Level 0 – Keine Automatisierung

  • Der Mensch steuert vollständig selbst.
  • Assistenzsysteme wie Warnsignale oder Notbremsassistent unterstützen, greifen aber nicht dauerhaft ins Fahren ein.

Level 1 – Fahrerassistenz

  • Einzelne Systeme wie Spurhalteassistent oder adaptiver Tempomat übernehmen unterstützende Aufgaben.
  • Der Fahrer behält jederzeit die volle Kontrolle und Aufmerksamkeitspflicht.

Level 2 – Teilautomatisierung

  • Fahrzeug kann gleichzeitig Lenk- und Beschleunigungs-/Bremsaufgaben übernehmen (z.
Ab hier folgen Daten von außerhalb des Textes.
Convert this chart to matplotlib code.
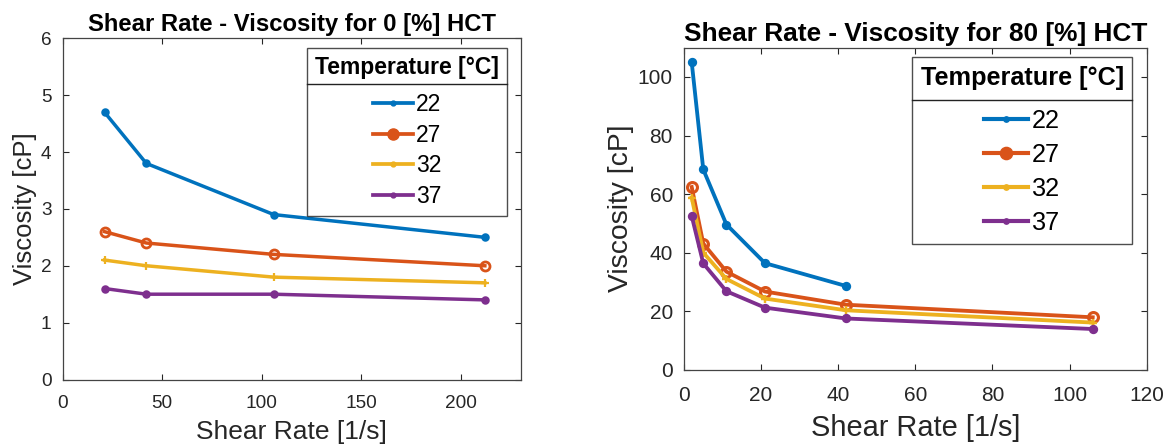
import matplotlib
matplotlib.use("Agg")
import matplotlib.pyplot as plt
from matplotlib.lines import Line2D

plt.rcParams['font.family'] = ['Liberation Sans', 'DejaVu Sans']

temps = ['22', '27', '32', '37']
colors = ['#0072BD', '#D95319', '#EDB120', '#7E2F8E']
markers = ['.', 'o', '+', '.']

# 0 % HCT
shear_0 = [21, 42, 106, 212]
visc_0 = {
    '22': [4.7, 3.8, 2.9, 2.5],
    '27': [2.6, 2.4, 2.2, 2.0],
    '32': [2.1, 2.0, 1.8, 1.7],
    '37': [1.6, 1.5, 1.5, 1.4],
}

# 80 % HCT (no 106 1/s reading at 22 C)
shear_80 = {
    '22': [2, 5, 11, 21, 42],
    '27': [2, 5, 11, 21, 42, 106],
    '32': [2, 5, 11, 21, 42, 106],
    '37': [2, 5, 11, 21, 42, 106],
}
visc_80 = {
    '22': [105, 68.4, 49.6, 36.4, 28.6],
    '27': [62.4, 43.1, 33.5, 26.7, 22.2, 17.9],
    '32': [58.8, 40.0, 31.0, 24.3, 20.3, 16.1],
    '37': [52.5, 36.3, 26.8, 21.2, 17.5, 13.9],
}

gray = '#262626'
W, H = 1172, 446


def draw_panel(ax, xs, data, title, xlim, ylim, xticks, yticks, sc, leg_xy,
               spacing, title_gap):
    # sc scales fonts/lines: the 80 % panel is drawn a bit larger
    for t, c, m in zip(temps, colors, markers):
        if m == 'o':
            ax.plot(xs[t], data[t], color=c, lw=2.5 * sc, marker='o', ms=6.5 * sc,
                    mfc='none', mew=2 * sc)
        else:
            ax.plot(xs[t], data[t], color=c, lw=2.5 * sc, marker=m,
                    ms=(9 if m == '.' else 5.5) * sc, mew=1.6 * sc)
    ax.set_xlim(*xlim)
    ax.set_ylim(*ylim)
    ax.set_xticks(xticks)
    ax.set_yticks(yticks)
    ax.tick_params(direction='in', top=True, right=True, labelsize=13.7 * sc,
                   colors=gray, length=4, width=0.8)
    ax.tick_params(axis='x', pad=10.8 * sc)
    ax.tick_params(axis='y', pad=8)
    for sp in ax.spines.values():
        sp.set_color('#444444')
        sp.set_linewidth(0.9)
    ax.set_title(title, fontsize=17.2 * sc, fontweight='bold', pad=5)
    ax.set_xlabel('Shear Rate [1/s]', fontsize=19 * sc, color=gray, labelpad=6)
    ax.set_ylabel('Viscosity [cP]', fontsize=18.5 * sc, color=gray, labelpad=2.5)

    handles = [Line2D([], [], color=c, lw=2.7 * sc, marker='o' if m == 'o' else '.',
                      ms=(8 if m == 'o' else 7) * sc)
               for c, m in zip(colors, markers)]
    fs = 16.5 * sc
    leg = ax.legend(handles, temps, title='Temperature [°C]', loc='upper left',
                    bbox_to_anchor=(leg_xy[0] / W, 1 - leg_xy[1] / H),
                    bbox_transform=fig.transFigure, borderaxespad=0,
                    fontsize=fs, title_fontsize=fs,
                    frameon=True, fancybox=False, edgecolor='#222222',
                    handlelength=1.75, handletextpad=0.14, labelspacing=spacing,
                    borderpad=0.35)
    leg.get_title().set_fontweight('bold')
    leg.get_frame().set_linewidth(1.0)
    leg._legend_box.align = 'center'
    # extra room between the title and the entries
    leg._legend_box.sep = spacing * fs + title_gap
    return leg


fig = plt.figure(figsize=(W / 100, H / 100), dpi=100)
ax1 = fig.add_axes([62.7 / W, 1 - 379.5 / H, 458 / W, 341.2 / H])
ax2 = fig.add_axes([684 / W, 1 - 369.7 / H, 462.7 / W, 322 / H])

leg1 = draw_panel(ax1, {t: shear_0 for t in temps}, visc_0,
                  'Shear Rate - Viscosity for 0 [%] HCT',
                  (0, 230), (0, 6), [0, 50, 100, 150, 200], range(0, 7), 1.0,
                  (307.3, 48.3), 0.33, 4.5)
leg2 = draw_panel(ax2, shear_80, visc_80,
                  'Shear Rate - Viscosity for 80 [%] HCT',
                  (0, 120), (0, 110), range(0, 121, 20), range(0, 101, 20), 1.1,
                  (911.7, 57.3), 0.40, 6.0)

# separator line between legend title and entries
fig.canvas.draw()
renderer = fig.canvas.get_renderer()
inv = fig.transFigure.inverted()
for leg in (leg1, leg2):
    frame = leg.get_frame().get_window_extent()
    entries = leg._legend_handle_box.get_window_extent(renderer)
    y = entries.y1 + 9
    (x0, yy), (x1, _) = inv.transform([(frame.x0, y), (frame.x1, y)])
    fig.add_artist(Line2D([x0, x1], [yy, yy], color='#222222', lw=1.0,
                          transform=fig.transFigure))

fig.savefig('out.png', dpi=100)
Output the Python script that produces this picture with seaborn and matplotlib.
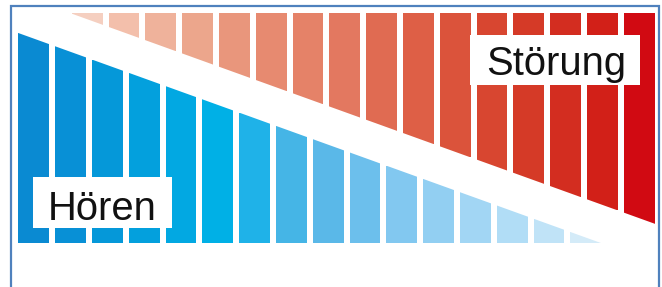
import numpy as np
import pandas as pd
import matplotlib
matplotlib.use("Agg")
import matplotlib.pyplot as plt
from matplotlib.patches import Polygon, Rectangle
import seaborn as sns

# ---- data ----
hoeren_values = [88.9, 83.1, 77.3, 71.6, 65.8, 60.0, 54.3, 48.5,
                 42.7, 37.0, 31.2, 25.4, 19.7, 13.9, 8.1, 2.4]
stoerung_values = [2.7, 8.5, 14.2, 20.0, 25.8, 31.5, 37.3, 43.1,
                   48.8, 54.6, 60.4, 66.1, 71.9, 77.7, 83.4, 89.2]
hoeren_colors = ["#0a8ad2", "#0890d6", "#0598d9", "#03a0dd", "#02a8e2", "#00b0e6",
                 "#1fb2e8", "#45b5e6", "#5ab8e8", "#6cbfec", "#82c8f0", "#92cff2",
                 "#a2d6f4", "#b1ddf6", "#c0e3f7", "#d4ebf8"]
stoerung_colors = ["#f5cfc0", "#f3bfab", "#efb29b", "#eca68c", "#e9967c", "#e78a70",
                   "#e58268", "#e37860", "#e06b52", "#de5f46", "#db533b", "#d84630",
                   "#d53a27", "#d32d20", "#d22018", "#d10a12"]
labels = ["Hören", "Störung"]

# ---- layout ----
W, H = 662, 287
PX = 36.8          # pixels per bar slot
X0 = 33.8          # pixel centre of first blue bar
YS = 2.3           # pixels per value unit
BLUE_BASE = 243    # pixel row of blue baseline
RED_TOP = 13       # pixel row of red top
RED_OFFSET = 1.451 # slot offset of red bars

sns.set_theme(style="white")
plt.rcParams['font.family'] = ['Liberation Sans', 'DejaVu Sans']

fig = plt.figure(figsize=(W / 100, H / 100), dpi=100)
fig.patch.set_facecolor("white")
ax = fig.add_axes([0, 0, 1, 1])
ax2 = ax.twinx()

n = len(hoeren_values)
df_h = pd.DataFrame({"pos": np.arange(n, dtype=float), "value": hoeren_values,
                     "bar": [f"h{i}" for i in range(n)]})
df_s = pd.DataFrame({"pos": np.arange(n, dtype=float) + RED_OFFSET, "value": stoerung_values,
                     "bar": [f"s{i}" for i in range(n)]})

sns.barplot(data=df_h, x="pos", y="value", hue="bar", palette=hoeren_colors,
            native_scale=True, width=0.842, dodge=False, legend=False,
            errorbar=None, saturation=1, linewidth=0, ax=ax)
sns.barplot(data=df_s, x="pos", y="value", hue="bar", palette=stoerung_colors,
            native_scale=True, width=0.842, dodge=False, legend=False,
            errorbar=None, saturation=1, linewidth=0, ax=ax2)

xlim = (-X0 / PX, (W - X0) / PX)
ax.set_xlim(*xlim)
ax2.set_xlim(*xlim)
ax.set_ylim(-(H - BLUE_BASE) / YS, BLUE_BASE / YS)
ax2.set_ylim((H - RED_TOP) / YS, -RED_TOP / YS)


def slant_bars(axis, pos, vals):
    b, a = np.polyfit(pos, vals, 1)
    xs = [xlim[0] - 5, xlim[1] + 5]
    poly = Polygon([[xs[0], a + b * xs[0]], [xs[1], a + b * xs[1]],
                    [xs[1], -1000], [xs[0], -1000]], closed=True,
                   transform=axis.transData)
    for p in axis.patches:
        x0 = p.get_x()
        x1 = x0 + p.get_width()
        p.set_height(max(a + b * x0, a + b * x1))
        p.set_clip_path(poly)


slant_bars(ax, df_h["pos"].values, df_h["value"].values)
slant_bars(ax2, df_s["pos"].values, df_s["value"].values)

for a_ in (ax, ax2):
    a_.set_axis_off()


def fx(px):
    return px / W


def fy(py):
    return 1 - py / H


# label boxes
for (bx0, by0, bx1, by1, tx, ty, txt) in [
        (33, 177, 172, 228, 102.5, 220, labels[0]),
        (470, 35, 640, 85, 556, 75, labels[1])]:
    fig.add_artist(Rectangle((fx(bx0), fy(by1)), fx(bx1) - fx(bx0), fy(by0) - fy(by1),
                             transform=fig.transFigure, facecolor="white",
                             edgecolor="none", zorder=5))
    fig.text(fx(tx), fy(ty), txt, ha="center", va="baseline", fontsize=28.8,
             color="#111111", zorder=6)

# frame
fig.add_artist(Rectangle((fx(11), -0.05), fx(659) - fx(11), fy(6) + 0.05,
                         transform=fig.transFigure, fill=False,
                         edgecolor="#4f81bd", linewidth=1.6, zorder=7))

fig.savefig("out.png", dpi=100, facecolor="white")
B. Autobahnassistent).
  • Der Fahrer muss ständig überwachen und eingreifen können.
  • Hände dürfen zeitweise vom Lenkrad, Aufmerksamkeit bleibt Pflicht.

Level 3 – Bedingte Automatisierung

  • Das Fahrzeug kann in definierten Szenarien (z. B. auf bestimmten Autobahnabschnitten) die Fahraufgabe komplett übernehmen.
  • Der Fahrer darf sich anderen Tätigkeiten widmen, muss aber auf Abruf übernehmen können.
  • In Deutschland bisher nur eingeschränkt zugelassen.

Level 4 – Hohe Automatisierung

  • Fahrzeug fährt selbstständig in festgelegten Einsatzgebieten (z. B. Shuttle-Dienste in Städten).
  • Übernahme durch den Fahrer nur in Ausnahmefällen.
  • Keine dauerhafte menschliche Überwachung nötig.

Level 5 – Vollautomatisierung

  • Fahrzeug steuert komplett autonom in allen Verkehrssituationen.
  • Kein Fahrer und keine Bedienelemente erforderlich.
  • Technisch noch nicht serienreif.